The sounds of my mother’s typewriter
Lying in bed and listening, I heard devotion. And creativity. And mystery.

As a child, I often woke to the sound of my mother typing. I’d hear a spatter of sound, a pause, a tentative tap or two, some silence, then more taps. With the staccato music of the typewriter coming through the wall as the first light brightened my window, it was as if my mother were composing the day itself.
Some mornings, she was typing her term papers. Having left college after her sophomore year to put my father through the rest of his education, she gradually finished her bachelor’s one class at a time at the college where my father had his first job as a professor. When I was a teenager, she drove a couple of days a week to a university an hour away where she earned a master’s in English literature.

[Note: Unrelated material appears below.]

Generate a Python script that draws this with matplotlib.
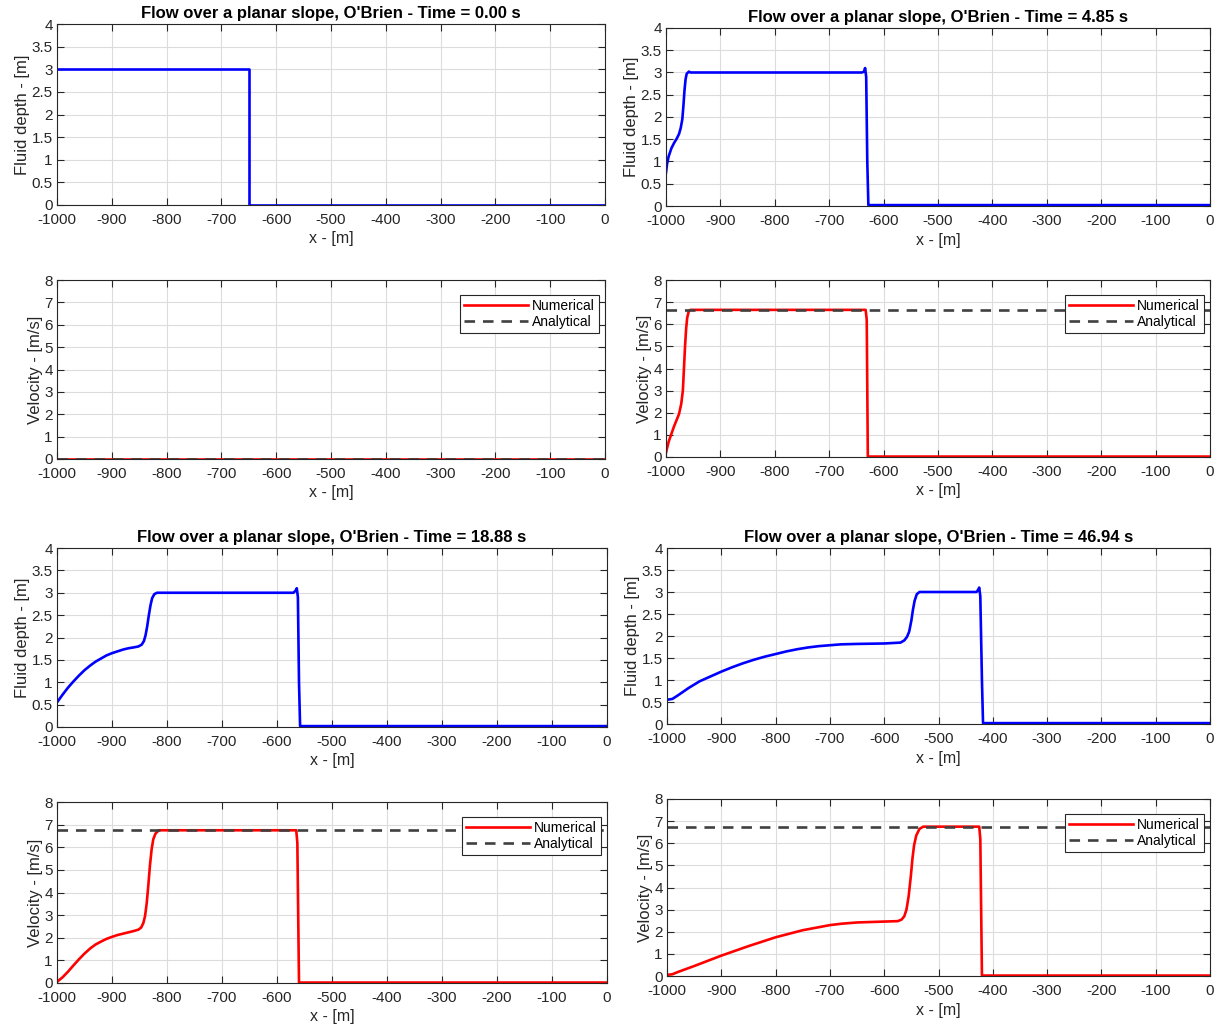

By the time she began working on her doctorate, I was out of the house and trying to follow in her footsteps, typing my own term papers on a manual typewriter until the day of the personal computer arrived.
On other mornings, my mother was writing in response not to a teacher’s assignment but to something inside herself. I remember her telling me that she’d had a teacher who encouraged her to write first thing in the morning, while the house was still quiet—to show up every day at the typewriter whether she thought she had something to say or not. Do that, her teacher told her, and you’ll find that you have quite a bit to say. And so a stack of pages in her middle desk drawer grew higher and higher, filled with her observations of the world around her and the stories that her engagement with the world inspired.